The festival usually brings some 685,000 visitors to the fairground of the town, about 45 minutes east of Kaiserslautern, in September to sip wine and eat sausages at long tables.
This year is the second in a row that it won’t happen. No events will take place at the fairground, known as Wurstmarkt Place, but town officials are working on developing “smaller event formats” that can be held in the city center, officials said in a statement, without going into detail.
“Not having the Wurstmarkt is a bitter loss — we sell a lot of wine at the festival,” said Jan Eymael, the owner of Pfeffingen winery.
“It throws our plans in disarray because we make wines specially for the Wurstmarkt, and hold some back just for the festival,” he said. “Those wines have to get to clients another way, which means greater expense for us.”

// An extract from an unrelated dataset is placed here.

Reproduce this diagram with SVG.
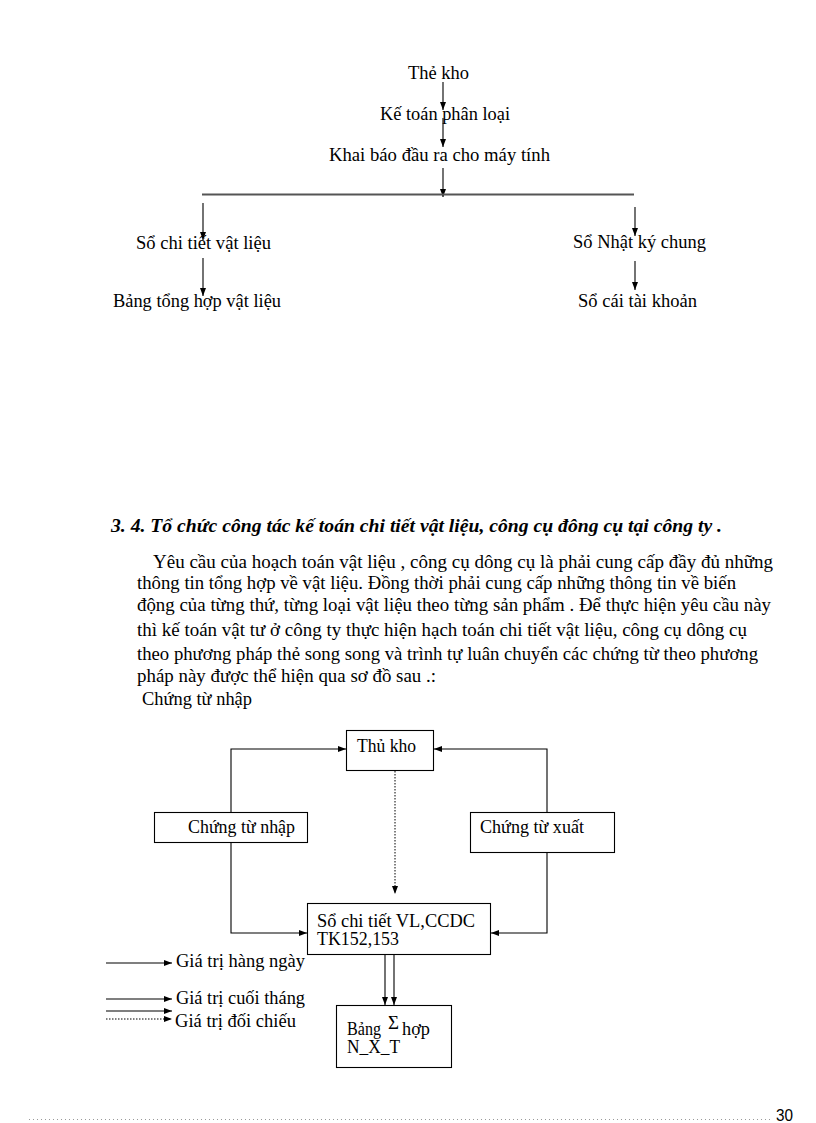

Like other local vintners, Eymael will hold a smaller-scale wine festival at Pfeffingen winery, showcasing new wines. The festival will run for four weeks, starting September 24, he said.
The Egon Schmitt winery is also stepping in to fill the gap left by the cancellation of the Wurstmarkt, and will welcome some 300 guests a day to an event in mid-August. Guests will be able to try white, red and sparkling wines and dine on local dishes, said Egon Schmitt, the namesake proprietor of the winery.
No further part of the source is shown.